▶ _TASK GOAL_: Beginning with the first line below, please repeat the material exactly, ending with the line that includes "const xTickStep = 20;".

--- START GIVEN MATERIAL ---

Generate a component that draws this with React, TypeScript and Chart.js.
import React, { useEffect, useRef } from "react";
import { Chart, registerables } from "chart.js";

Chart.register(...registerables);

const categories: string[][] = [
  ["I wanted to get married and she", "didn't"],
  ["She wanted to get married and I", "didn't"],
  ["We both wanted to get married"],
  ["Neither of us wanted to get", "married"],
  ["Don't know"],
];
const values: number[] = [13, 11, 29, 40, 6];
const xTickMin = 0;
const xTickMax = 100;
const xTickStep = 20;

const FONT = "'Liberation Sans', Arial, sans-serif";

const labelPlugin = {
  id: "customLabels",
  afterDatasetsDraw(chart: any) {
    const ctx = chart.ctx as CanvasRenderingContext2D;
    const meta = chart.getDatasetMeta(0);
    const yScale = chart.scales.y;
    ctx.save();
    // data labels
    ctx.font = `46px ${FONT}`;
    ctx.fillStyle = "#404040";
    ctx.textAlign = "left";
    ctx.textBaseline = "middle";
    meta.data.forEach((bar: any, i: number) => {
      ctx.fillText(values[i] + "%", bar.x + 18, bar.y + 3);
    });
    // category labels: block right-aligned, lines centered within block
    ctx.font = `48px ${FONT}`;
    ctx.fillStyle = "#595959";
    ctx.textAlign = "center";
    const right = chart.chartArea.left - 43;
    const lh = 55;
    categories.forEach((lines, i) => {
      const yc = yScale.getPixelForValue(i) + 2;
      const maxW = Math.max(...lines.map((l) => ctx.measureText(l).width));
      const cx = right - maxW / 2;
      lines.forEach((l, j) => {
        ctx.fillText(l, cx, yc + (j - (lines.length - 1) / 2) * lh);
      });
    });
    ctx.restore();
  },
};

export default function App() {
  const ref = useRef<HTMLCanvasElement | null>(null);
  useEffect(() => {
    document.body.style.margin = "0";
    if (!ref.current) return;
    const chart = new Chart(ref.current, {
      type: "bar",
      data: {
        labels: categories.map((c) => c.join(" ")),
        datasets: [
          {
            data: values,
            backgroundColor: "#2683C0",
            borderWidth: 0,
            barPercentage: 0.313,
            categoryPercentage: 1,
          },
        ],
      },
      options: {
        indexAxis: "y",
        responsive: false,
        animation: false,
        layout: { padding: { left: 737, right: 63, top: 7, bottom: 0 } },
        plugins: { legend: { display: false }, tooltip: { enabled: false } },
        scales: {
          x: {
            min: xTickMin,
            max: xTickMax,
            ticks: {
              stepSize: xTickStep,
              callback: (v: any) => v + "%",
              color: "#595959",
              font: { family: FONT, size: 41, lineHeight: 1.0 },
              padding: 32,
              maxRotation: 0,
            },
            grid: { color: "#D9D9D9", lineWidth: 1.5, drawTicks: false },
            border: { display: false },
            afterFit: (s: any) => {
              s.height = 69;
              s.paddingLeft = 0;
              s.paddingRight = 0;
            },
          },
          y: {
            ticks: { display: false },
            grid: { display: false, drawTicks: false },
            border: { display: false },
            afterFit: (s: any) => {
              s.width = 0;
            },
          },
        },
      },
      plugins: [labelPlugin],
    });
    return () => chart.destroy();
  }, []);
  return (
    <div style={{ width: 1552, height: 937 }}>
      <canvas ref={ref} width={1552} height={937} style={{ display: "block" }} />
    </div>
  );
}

--- END GIVEN MATERIAL ---

▶ _THE COMPLETED TASK_:
Generate a component that draws this with React, TypeScript and Chart.js.
import React, { useEffect, useRef } from "react";
import { Chart, registerables } from "chart.js";

Chart.register(...registerables);

const categories: string[][] = [
  ["I wanted to get married and she", "didn't"],
  ["She wanted to get married and I", "didn't"],
  ["We both wanted to get married"],
  ["Neither of us wanted to get", "married"],
  ["Don't know"],
];
const values: number[] = [13, 11, 29, 40, 6];
const xTickMin = 0;
const xTickMax = 100;
const xTickStep = 20;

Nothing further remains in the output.